■ What this task involves:
Without the images, write out all of the following entries exactly.

■ Entries:
§ §

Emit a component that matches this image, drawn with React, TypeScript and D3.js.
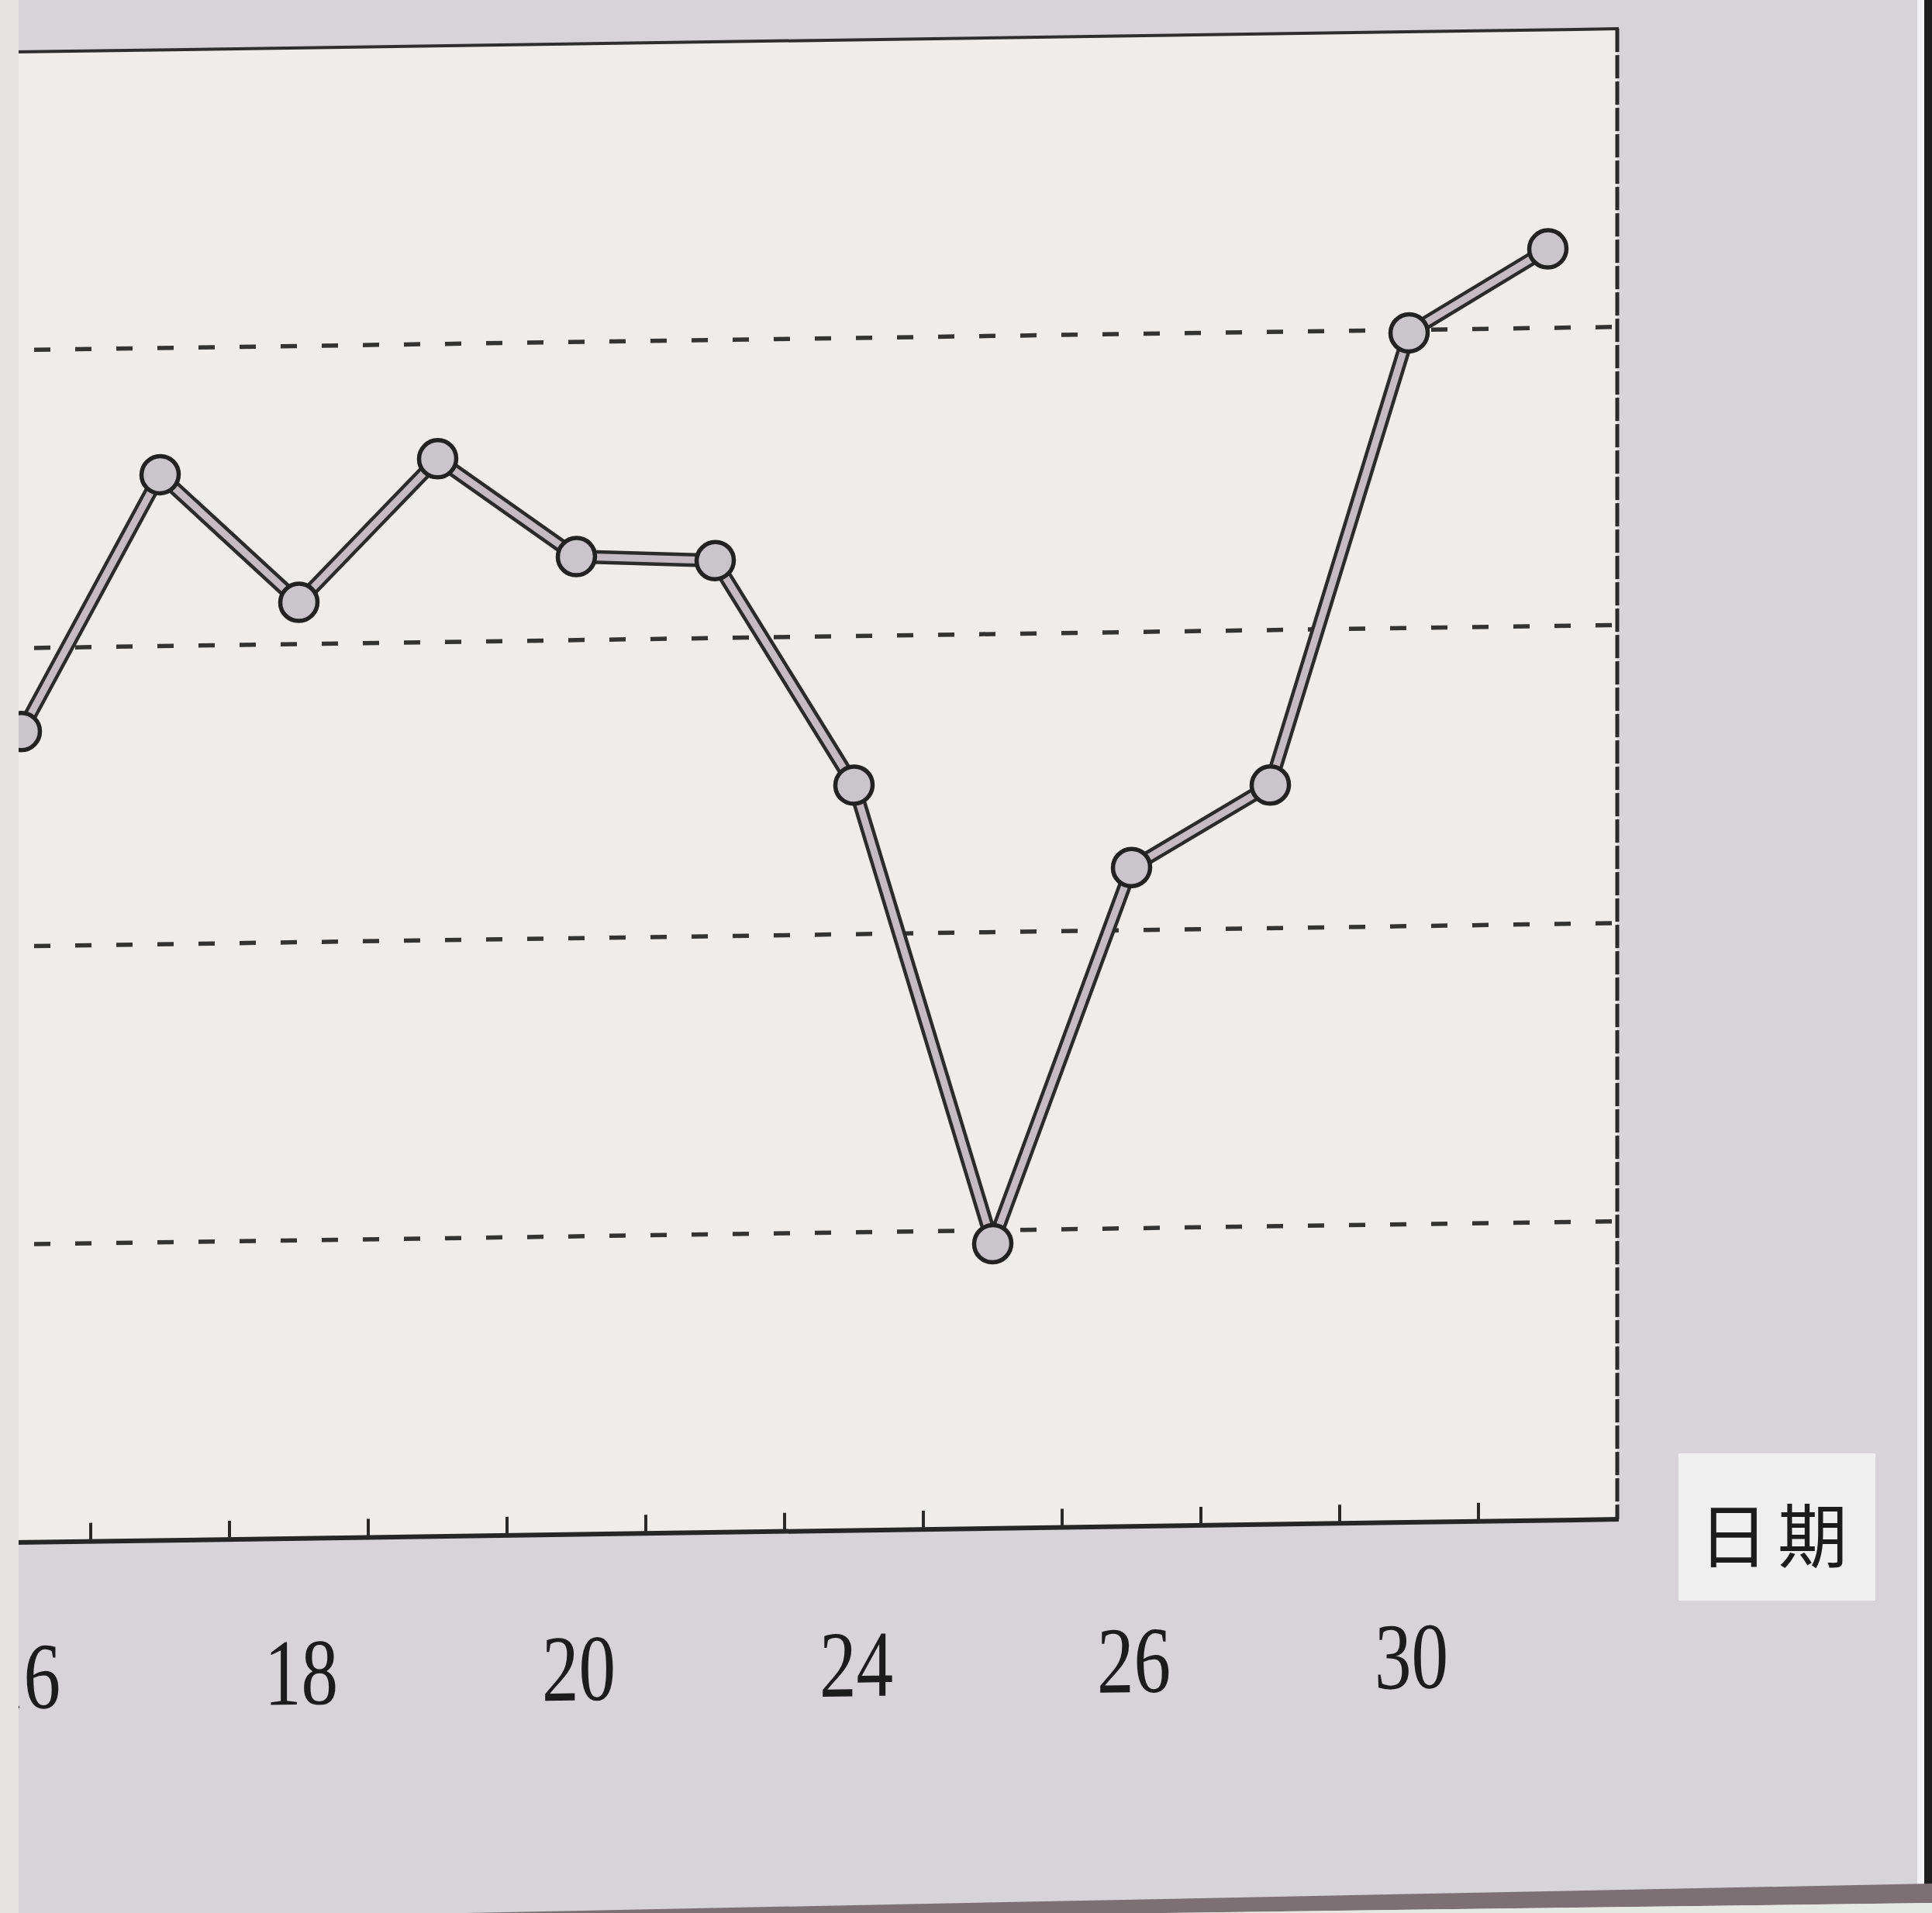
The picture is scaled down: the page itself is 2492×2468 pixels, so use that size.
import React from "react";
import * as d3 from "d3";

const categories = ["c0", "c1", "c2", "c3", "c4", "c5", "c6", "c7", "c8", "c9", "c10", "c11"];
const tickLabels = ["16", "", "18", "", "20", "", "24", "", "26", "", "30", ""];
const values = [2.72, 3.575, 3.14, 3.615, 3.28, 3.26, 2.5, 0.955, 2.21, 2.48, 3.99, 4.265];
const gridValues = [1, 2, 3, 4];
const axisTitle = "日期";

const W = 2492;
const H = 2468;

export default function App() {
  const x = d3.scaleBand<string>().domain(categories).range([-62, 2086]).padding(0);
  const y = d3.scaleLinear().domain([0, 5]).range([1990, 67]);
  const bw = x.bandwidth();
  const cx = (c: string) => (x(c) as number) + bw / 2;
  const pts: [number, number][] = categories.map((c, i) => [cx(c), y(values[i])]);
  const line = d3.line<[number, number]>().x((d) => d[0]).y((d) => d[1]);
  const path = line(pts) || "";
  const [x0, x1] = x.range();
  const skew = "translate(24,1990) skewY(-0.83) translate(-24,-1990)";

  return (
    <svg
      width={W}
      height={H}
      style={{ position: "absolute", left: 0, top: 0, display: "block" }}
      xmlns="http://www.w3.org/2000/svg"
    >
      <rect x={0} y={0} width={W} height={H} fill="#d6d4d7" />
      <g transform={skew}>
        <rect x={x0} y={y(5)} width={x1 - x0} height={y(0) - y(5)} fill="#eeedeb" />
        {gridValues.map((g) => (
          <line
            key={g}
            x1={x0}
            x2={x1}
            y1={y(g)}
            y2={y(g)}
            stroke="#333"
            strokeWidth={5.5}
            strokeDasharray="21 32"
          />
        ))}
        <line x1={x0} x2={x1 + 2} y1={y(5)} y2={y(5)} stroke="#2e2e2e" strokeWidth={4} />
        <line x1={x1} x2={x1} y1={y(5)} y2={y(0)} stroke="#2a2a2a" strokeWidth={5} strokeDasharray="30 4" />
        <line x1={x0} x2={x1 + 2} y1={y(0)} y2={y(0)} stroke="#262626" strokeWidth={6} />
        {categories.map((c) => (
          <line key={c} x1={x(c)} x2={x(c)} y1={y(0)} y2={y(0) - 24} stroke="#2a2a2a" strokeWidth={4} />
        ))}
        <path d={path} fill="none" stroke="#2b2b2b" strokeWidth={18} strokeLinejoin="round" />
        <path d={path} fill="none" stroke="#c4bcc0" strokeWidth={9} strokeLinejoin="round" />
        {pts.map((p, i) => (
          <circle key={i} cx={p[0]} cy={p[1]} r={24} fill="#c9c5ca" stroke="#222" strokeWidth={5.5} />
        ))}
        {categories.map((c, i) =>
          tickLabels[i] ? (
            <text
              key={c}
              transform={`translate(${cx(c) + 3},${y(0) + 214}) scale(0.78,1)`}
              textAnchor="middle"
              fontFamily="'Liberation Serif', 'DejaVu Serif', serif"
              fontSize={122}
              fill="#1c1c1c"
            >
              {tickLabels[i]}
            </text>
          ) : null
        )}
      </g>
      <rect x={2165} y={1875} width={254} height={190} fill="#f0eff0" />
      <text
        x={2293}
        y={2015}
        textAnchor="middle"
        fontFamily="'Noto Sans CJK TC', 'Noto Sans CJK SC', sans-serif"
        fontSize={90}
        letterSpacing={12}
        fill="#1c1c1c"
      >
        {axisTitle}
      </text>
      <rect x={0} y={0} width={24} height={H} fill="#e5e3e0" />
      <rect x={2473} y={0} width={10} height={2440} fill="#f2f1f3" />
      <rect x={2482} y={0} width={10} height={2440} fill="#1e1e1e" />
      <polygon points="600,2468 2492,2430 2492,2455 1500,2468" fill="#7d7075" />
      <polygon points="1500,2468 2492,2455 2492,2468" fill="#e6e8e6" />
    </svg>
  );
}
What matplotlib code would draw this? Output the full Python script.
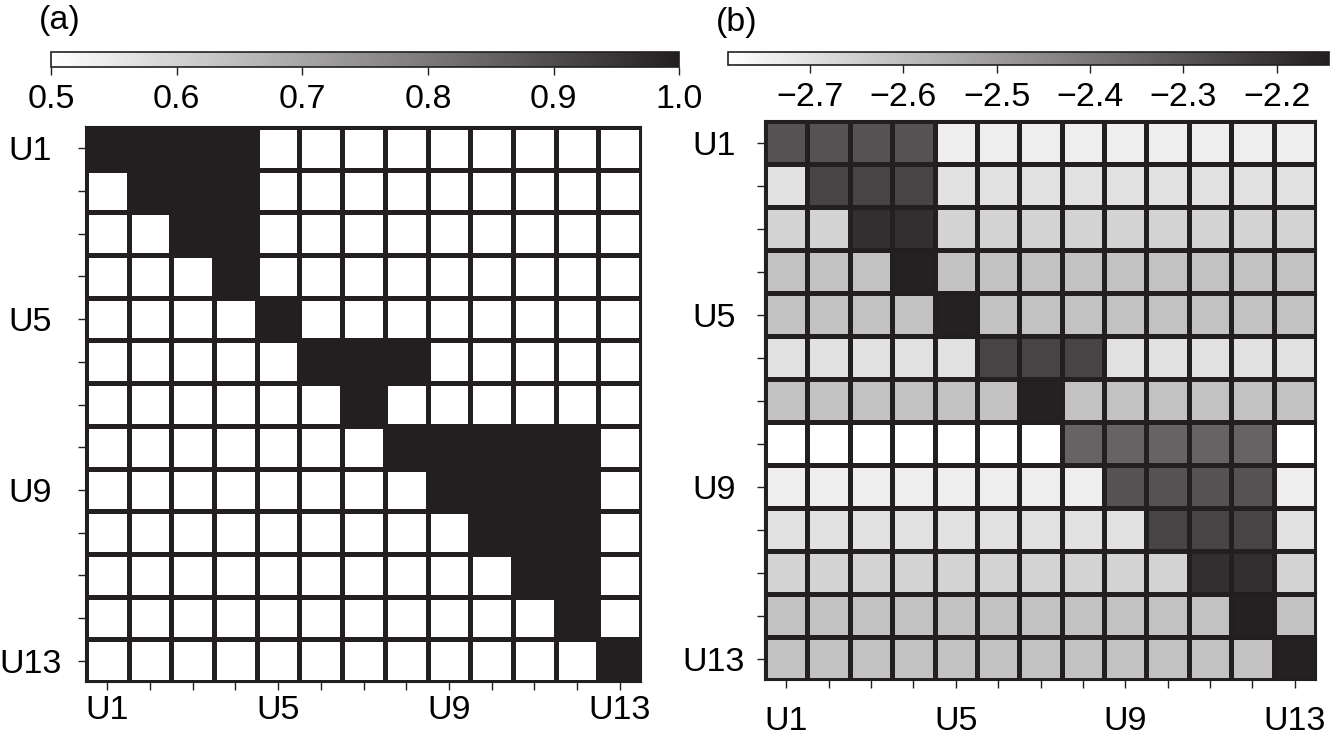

§ §

■ Task output:
Emit a component that matches this image, drawn with React, TypeScript and D3.js.
The picture is scaled down: the page itself is 2492×2468 pixels, so use that size.
import React from "react";
import * as d3 from "d3";

const categories = ["c0", "c1", "c2", "c3", "c4", "c5", "c6", "c7", "c8", "c9", "c10", "c11"];
const tickLabels = ["16", "", "18", "", "20", "", "24", "", "26", "", "30", ""];
const values = [2.72, 3.575, 3.14, 3.615, 3.28, 3.26, 2.5, 0.955, 2.21, 2.48, 3.99, 4.265];
const gridValues = [1, 2, 3, 4];
const axisTitle = "日期";

const W = 2492;
const H = 2468;

export default function App() {
  const x = d3.scaleBand<string>().domain(categories).range([-62, 2086]).padding(0);
  const y = d3.scaleLinear().domain([0, 5]).range([1990, 67]);
  const bw = x.bandwidth();
  const cx = (c: string) => (x(c) as number) + bw / 2;
  const pts: [number, number][] = categories.map((c, i) => [cx(c), y(values[i])]);
  const line = d3.line<[number, number]>().x((d) => d[0]).y((d) => d[1]);
  const path = line(pts) || "";
  const [x0, x1] = x.range();
  const skew = "translate(24,1990) skewY(-0.83) translate(-24,-1990)";

  return (
    <svg
      width={W}
      height={H}
      style={{ position: "absolute", left: 0, top: 0, display: "block" }}
      xmlns="http://www.w3.org/2000/svg"
    >
      <rect x={0} y={0} width={W} height={H} fill="#d6d4d7" />
      <g transform={skew}>
        <rect x={x0} y={y(5)} width={x1 - x0} height={y(0) - y(5)} fill="#eeedeb" />
        {gridValues.map((g) => (
          <line
            key={g}
            x1={x0}
            x2={x1}
            y1={y(g)}
            y2={y(g)}
            stroke="#333"
            strokeWidth={5.5}
            strokeDasharray="21 32"
          />
        ))}
        <line x1={x0} x2={x1 + 2} y1={y(5)} y2={y(5)} stroke="#2e2e2e" strokeWidth={4} />
        <line x1={x1} x2={x1} y1={y(5)} y2={y(0)} stroke="#2a2a2a" strokeWidth={5} strokeDasharray="30 4" />
        <line x1={x0} x2={x1 + 2} y1={y(0)} y2={y(0)} stroke="#262626" strokeWidth={6} />
        {categories.map((c) => (
          <line key={c} x1={x(c)} x2={x(c)} y1={y(0)} y2={y(0) - 24} stroke="#2a2a2a" strokeWidth={4} />
        ))}
        <path d={path} fill="none" stroke="#2b2b2b" strokeWidth={18} strokeLinejoin="round" />
        <path d={path} fill="none" stroke="#c4bcc0" strokeWidth={9} strokeLinejoin="round" />
        {pts.map((p, i) => (
          <circle key={i} cx={p[0]} cy={p[1]} r={24} fill="#c9c5ca" stroke="#222" strokeWidth={5.5} />
        ))}
        {categories.map((c, i) =>
          tickLabels[i] ? (
            <text
              key={c}
              transform={`translate(${cx(c) + 3},${y(0) + 214}) scale(0.78,1)`}
              textAnchor="middle"
              fontFamily="'Liberation Serif', 'DejaVu Serif', serif"
              fontSize={122}
              fill="#1c1c1c"
            >
              {tickLabels[i]}
            </text>
          ) : null
        )}
      </g>
      <rect x={2165} y={1875} width={254} height={190} fill="#f0eff0" />
      <text
        x={2293}
        y={2015}
        textAnchor="middle"
        fontFamily="'Noto Sans CJK TC', 'Noto Sans CJK SC', sans-serif"
        fontSize={90}
        letterSpacing={12}
        fill="#1c1c1c"
      >
        {axisTitle}
      </text>
      <rect x={0} y={0} width={24} height={H} fill="#e5e3e0" />
      <rect x={2473} y={0} width={10} height={2440} fill="#f2f1f3" />
      <rect x={2482} y={0} width={10} height={2440} fill="#1e1e1e" />
      <polygon points="600,2468 2492,2430 2492,2455 1500,2468" fill="#7d7075" />
      <polygon points="1500,2468 2492,2455 2492,2468" fill="#e6e8e6" />
    </svg>
  );
}
What matplotlib code would draw this? Output the full Python script.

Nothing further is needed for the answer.